# Lets get down, dirty and....



## Martinelv (Aug 10, 2004)

..and puerile!

I like making lists. They make me feel comfortable. So here?s my top-ten list of women I find attractive, in order (?celebrities? unfortunately ? no point in say ?the girl who lives just down the road, although she certainly would get on the list):

Rachel Weitz
Jennifer Jason-Leigh
Kirsten Dunst
Helen Hunt
Tilda Hird
Winona Ryder
Susan Sarandon
Penelope Cruz
Norah Jones
Kate Blanchet

Thoughts? Ladies ? feel free to include your own ? be in man or woman, beast or seraphim.


----------



## jc (Aug 10, 2004)

jennifer love hewitt for me ... currently used as wallpaper on my pc :lol:


----------



## Martinelv (Aug 10, 2004)

Ten ten JC, I demand a top ten!


----------



## jc (Aug 10, 2004)

nah shes the only one for me ! but then agagin i could sqeeze angelina jolie into my list


----------



## falling_free (Nov 3, 2004)

Not in order but

Asia argento









Winona ryder









victoria silvstedt








audrey tautou









Bjork









Anjelina Jolie









Gillian anderson









Shirley manson









Jeri Ryan -









sarah michelle gellar









keria knightley


----------



## Axel19 (Aug 11, 2004)

I'm totally shallow when it comes to celebs. I see no point in liking a celebrity for their percieved 'personality', their quirkiness, bohemian style or whatever. If they increase blood flow to my penis then I like them.

Salma Hayek:










Her body really does it for me.

I like lots of girls from gentlemen's websites, but I wont post pictures of them here.

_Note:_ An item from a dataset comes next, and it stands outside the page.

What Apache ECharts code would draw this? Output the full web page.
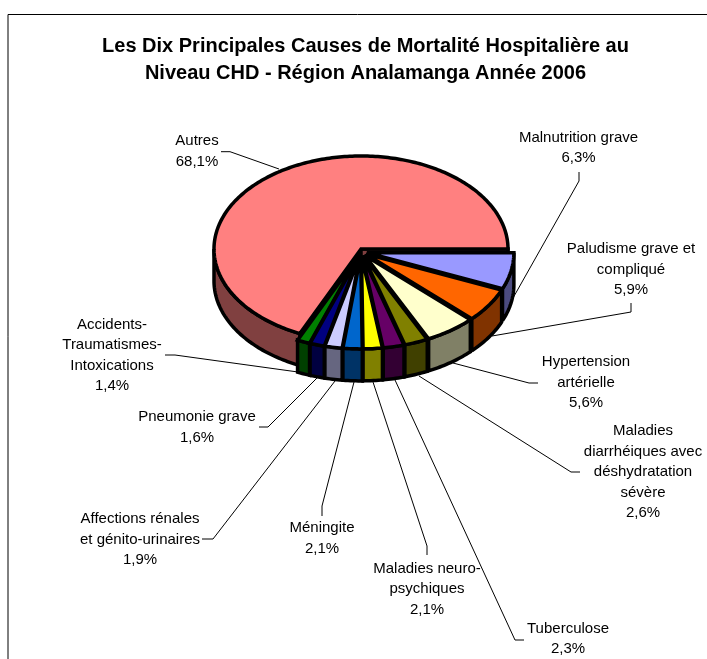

I am developing a taste for Keiraaaaa, since she is the same age as me and from the same city as me. She is too skinny though.


----------



## Milan (May 29, 2005)

Axel - Salma's snake dance in 'From Dusk till Dawn' has got to be the most erotic scene that has ever been put down on film.

I saw the film when it was just released. It was a midnight session and the cinema was packed. During the dance scene I swear there was drool pooling beneath the screen. Every bloke watching was mesmerized and all the women must have been pissed with there partners. Even the music that she danced to was oozing sex. My friend sitting next to me mubbled (probably not knowing that he did so), that she would be the **** of the century. Can't argue with that. Anyhow, Salma has a beautiful body and she also does it for me. Nice choice!


----------



## enngirl5 (Aug 10, 2004)

James Spader
Gary Sinise
Patrick Dempsey


----------



## Epiphany (Apr 28, 2006)

enngirl...what happened to Marilyn Manson??? :wink:


----------



## enngirl5 (Aug 10, 2004)

He's still on the list but I'm too embarrased to include him. You guys might think I'm strange.  lol :wink:


----------



## enngirl5 (Aug 10, 2004)




----------



## sebastian (Aug 11, 2004)

You could pretty much just ditto Falling Free's list for me...we seem to have quite similar tastes in women.


----------



## enngirl5 (Aug 10, 2004)

So I know I choose Hollywood men based on their percieved personalities. Or I guess characters they play in movies. Do you guys choose these celebrity women based solely on looks or how they carry thereself, movie roles, etc?

Like I'll see a guy in one particular role that turns me on (gary sinise, not his forrest gump role, lol) and he'll be sexy to me forever.


----------



## sebastian (Aug 11, 2004)

Well Enngirl, it's all pretty much ridiculous. I mean, i suppose i choose these women based on both their looks and preceived personalities. Like, for example, Angelina Jolie would be up there for me not necessarily because i like big chested, big lipped women, but more because she seems like a pretty cool person. Whereas someone like Paris Hilton or Britney Spears i have absolutely no attraction to as they seem like such vacuous twits. Sure, i'd have sex with them...who wouldn't? But i'd most likely kick them out right after and immediately feel disgusted with myself.

Rene Russo is another one for me. I don't know why but i find her extremely exciting. In the films i've seen her in she's always acting so cool...she seems to have such a profound sense of style. I love it.

Now, if i was going strictly for looks, here is my ideal style...the aesthetic ensemble that really does it for me...










And yes, the ability to count to seven is also a huge prerequisite but as you can see, Ms. Seberg has no problem with that.


----------



## Axel19 (Aug 11, 2004)

Milan, absolutely. That dance really is quite something. She is actually the only one that springs to mind when I think of sexually desirable celebs. She would be the f**k of the century.


----------



## sleepingbeauty (Aug 18, 2004)

the voice, the hair, the pants.. it doesnt get any better then Steve Perry. especially during the 70s. he was the ultimate rockstar. i have the hugest crush on him. you cant rightly blame me when you see Steve in ACTION.




























i mean think about it. what was the best thing about 'We Are The World - USA For Africa'? the fact that they were coming together to solve the worlds hunger problem? NO. it was 
THE PERRY BETWEEN THE LOGGINS AND THE HALL.


----------



## enngirl5 (Aug 10, 2004)

sleeping beauty rises form the dead. To tell us who's hot. Then she shall disappear again...

Welcome back sb!!!


----------